• _Work instructions_
Answer with one number: how many lines have "picture".

• _Information supplied_

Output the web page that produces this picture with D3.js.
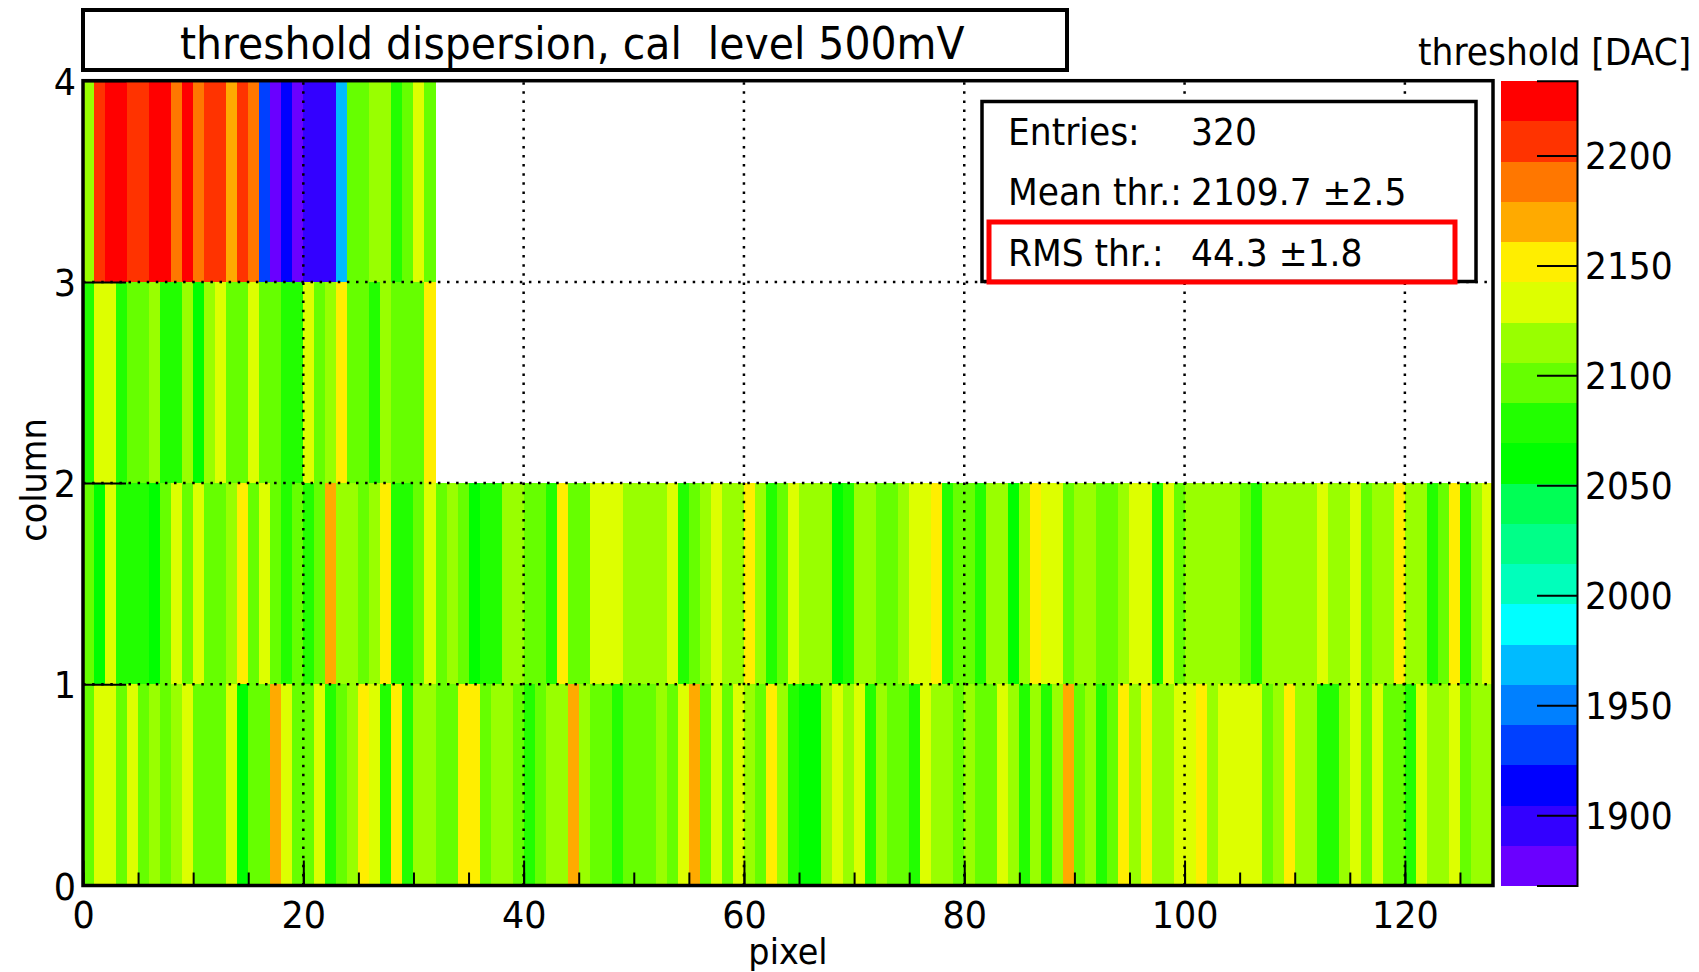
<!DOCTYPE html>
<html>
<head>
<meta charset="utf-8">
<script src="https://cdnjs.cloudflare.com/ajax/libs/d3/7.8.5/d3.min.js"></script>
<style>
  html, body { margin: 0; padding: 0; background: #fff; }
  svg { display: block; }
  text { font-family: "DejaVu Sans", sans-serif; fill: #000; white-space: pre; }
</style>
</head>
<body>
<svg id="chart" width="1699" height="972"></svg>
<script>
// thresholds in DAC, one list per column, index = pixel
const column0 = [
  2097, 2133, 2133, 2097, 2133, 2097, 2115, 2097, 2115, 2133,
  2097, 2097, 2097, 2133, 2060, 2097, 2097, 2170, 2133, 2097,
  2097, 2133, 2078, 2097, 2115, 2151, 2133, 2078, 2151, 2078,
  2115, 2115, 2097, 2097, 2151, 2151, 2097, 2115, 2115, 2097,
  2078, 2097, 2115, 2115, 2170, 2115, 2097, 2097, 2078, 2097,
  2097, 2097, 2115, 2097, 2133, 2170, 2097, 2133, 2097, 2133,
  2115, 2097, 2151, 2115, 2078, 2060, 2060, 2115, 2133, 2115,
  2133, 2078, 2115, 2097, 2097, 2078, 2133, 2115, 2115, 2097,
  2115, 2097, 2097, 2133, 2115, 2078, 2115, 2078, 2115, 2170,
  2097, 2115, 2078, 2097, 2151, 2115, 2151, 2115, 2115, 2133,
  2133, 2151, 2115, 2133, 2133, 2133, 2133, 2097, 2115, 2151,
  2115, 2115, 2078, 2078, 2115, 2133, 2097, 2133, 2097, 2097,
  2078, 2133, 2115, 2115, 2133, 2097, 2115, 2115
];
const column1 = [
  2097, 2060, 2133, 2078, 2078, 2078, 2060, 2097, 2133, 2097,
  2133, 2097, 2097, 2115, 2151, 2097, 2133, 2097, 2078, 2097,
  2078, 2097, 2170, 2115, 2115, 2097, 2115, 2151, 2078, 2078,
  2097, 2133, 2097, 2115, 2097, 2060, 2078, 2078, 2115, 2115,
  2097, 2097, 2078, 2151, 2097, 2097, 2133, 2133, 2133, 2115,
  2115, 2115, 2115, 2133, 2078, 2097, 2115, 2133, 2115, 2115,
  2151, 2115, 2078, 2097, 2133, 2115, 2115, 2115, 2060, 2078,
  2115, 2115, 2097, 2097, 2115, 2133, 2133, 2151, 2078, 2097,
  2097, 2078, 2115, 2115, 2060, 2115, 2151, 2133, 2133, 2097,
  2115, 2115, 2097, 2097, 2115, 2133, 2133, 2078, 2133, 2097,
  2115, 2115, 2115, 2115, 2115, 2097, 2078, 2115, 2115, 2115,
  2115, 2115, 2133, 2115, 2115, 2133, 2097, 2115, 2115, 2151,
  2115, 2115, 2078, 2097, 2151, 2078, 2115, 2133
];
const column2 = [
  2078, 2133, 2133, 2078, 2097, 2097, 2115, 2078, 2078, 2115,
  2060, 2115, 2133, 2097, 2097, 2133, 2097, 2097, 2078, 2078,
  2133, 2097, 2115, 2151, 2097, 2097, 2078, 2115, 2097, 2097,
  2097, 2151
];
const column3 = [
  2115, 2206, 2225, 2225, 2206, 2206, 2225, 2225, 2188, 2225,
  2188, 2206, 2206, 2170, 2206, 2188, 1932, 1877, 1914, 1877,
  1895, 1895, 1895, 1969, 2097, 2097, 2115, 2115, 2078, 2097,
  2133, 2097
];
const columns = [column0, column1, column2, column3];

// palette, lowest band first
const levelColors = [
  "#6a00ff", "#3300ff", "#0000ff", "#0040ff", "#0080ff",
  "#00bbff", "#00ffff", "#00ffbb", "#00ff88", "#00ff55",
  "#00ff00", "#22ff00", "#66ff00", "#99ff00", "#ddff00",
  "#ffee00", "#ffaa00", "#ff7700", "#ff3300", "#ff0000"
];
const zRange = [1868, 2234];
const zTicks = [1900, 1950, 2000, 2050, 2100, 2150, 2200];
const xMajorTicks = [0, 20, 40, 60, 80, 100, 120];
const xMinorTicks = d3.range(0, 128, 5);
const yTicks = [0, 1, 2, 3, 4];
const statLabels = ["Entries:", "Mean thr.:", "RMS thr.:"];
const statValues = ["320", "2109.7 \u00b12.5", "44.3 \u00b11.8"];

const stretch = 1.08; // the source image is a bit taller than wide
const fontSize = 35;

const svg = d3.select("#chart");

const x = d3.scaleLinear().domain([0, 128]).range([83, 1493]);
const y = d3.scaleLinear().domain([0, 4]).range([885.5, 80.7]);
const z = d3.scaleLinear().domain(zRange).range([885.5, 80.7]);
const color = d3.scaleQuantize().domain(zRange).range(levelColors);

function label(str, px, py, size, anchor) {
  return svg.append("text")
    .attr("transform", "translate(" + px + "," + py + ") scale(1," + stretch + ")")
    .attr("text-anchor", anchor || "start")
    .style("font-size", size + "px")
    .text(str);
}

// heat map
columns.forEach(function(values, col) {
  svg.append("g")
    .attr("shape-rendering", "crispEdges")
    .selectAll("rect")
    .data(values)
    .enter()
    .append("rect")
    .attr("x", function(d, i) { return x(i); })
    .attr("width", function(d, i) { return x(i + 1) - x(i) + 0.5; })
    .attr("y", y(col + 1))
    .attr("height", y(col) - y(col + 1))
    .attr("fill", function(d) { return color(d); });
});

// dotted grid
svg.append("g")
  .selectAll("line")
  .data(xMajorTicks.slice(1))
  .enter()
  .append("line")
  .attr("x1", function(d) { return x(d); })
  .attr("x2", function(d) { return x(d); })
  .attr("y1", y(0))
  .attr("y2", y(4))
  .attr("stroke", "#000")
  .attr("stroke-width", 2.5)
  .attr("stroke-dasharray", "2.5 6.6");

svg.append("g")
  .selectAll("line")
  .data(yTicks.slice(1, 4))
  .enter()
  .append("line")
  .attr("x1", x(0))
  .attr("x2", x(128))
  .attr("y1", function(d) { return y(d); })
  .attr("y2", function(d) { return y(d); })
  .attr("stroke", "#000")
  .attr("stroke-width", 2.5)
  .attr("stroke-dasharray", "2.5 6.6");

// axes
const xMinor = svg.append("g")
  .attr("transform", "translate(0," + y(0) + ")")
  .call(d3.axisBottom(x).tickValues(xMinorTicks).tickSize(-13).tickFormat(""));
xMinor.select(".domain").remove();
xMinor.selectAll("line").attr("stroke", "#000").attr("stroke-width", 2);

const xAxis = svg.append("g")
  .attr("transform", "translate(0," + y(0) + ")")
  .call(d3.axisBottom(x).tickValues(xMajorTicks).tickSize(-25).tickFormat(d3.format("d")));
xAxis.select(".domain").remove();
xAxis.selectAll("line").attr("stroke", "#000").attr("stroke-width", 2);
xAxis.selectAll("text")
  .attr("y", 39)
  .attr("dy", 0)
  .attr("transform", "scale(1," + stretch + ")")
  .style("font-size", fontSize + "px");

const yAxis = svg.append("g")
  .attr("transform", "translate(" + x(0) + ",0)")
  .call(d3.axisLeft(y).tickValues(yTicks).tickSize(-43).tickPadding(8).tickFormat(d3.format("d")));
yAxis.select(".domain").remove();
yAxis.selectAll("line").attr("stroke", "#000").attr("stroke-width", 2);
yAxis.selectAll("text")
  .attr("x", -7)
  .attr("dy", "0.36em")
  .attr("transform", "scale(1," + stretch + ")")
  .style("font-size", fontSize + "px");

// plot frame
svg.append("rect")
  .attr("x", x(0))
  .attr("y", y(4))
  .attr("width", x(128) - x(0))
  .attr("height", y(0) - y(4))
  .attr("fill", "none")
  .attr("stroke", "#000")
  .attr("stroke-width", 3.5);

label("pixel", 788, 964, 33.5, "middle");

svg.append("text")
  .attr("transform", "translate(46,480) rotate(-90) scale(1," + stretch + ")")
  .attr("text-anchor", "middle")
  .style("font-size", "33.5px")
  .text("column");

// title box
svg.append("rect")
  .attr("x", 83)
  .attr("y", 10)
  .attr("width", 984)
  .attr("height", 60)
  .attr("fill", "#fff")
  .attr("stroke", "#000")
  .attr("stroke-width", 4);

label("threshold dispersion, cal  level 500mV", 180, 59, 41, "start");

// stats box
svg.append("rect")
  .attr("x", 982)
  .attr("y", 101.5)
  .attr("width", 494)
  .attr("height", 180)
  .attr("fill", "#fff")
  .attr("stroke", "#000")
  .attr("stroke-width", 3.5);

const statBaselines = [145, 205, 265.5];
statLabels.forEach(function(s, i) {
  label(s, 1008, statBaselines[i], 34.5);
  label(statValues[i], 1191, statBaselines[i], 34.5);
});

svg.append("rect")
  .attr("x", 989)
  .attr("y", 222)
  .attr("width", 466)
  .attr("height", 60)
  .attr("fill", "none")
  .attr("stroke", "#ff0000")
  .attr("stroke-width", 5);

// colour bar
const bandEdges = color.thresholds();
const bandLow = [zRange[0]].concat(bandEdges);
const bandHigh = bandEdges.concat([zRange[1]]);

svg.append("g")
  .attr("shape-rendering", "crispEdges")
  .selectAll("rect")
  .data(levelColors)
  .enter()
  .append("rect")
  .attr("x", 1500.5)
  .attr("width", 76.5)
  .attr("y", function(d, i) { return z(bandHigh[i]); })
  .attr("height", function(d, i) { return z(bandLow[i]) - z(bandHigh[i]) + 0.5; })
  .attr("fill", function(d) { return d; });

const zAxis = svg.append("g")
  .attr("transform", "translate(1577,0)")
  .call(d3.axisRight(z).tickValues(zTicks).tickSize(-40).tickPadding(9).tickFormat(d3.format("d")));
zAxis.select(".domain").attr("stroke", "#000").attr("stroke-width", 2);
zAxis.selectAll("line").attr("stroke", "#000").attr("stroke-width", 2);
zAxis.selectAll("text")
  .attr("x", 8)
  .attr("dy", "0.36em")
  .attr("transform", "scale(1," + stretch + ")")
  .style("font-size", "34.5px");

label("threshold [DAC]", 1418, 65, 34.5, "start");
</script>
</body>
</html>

• _Expected answer_
1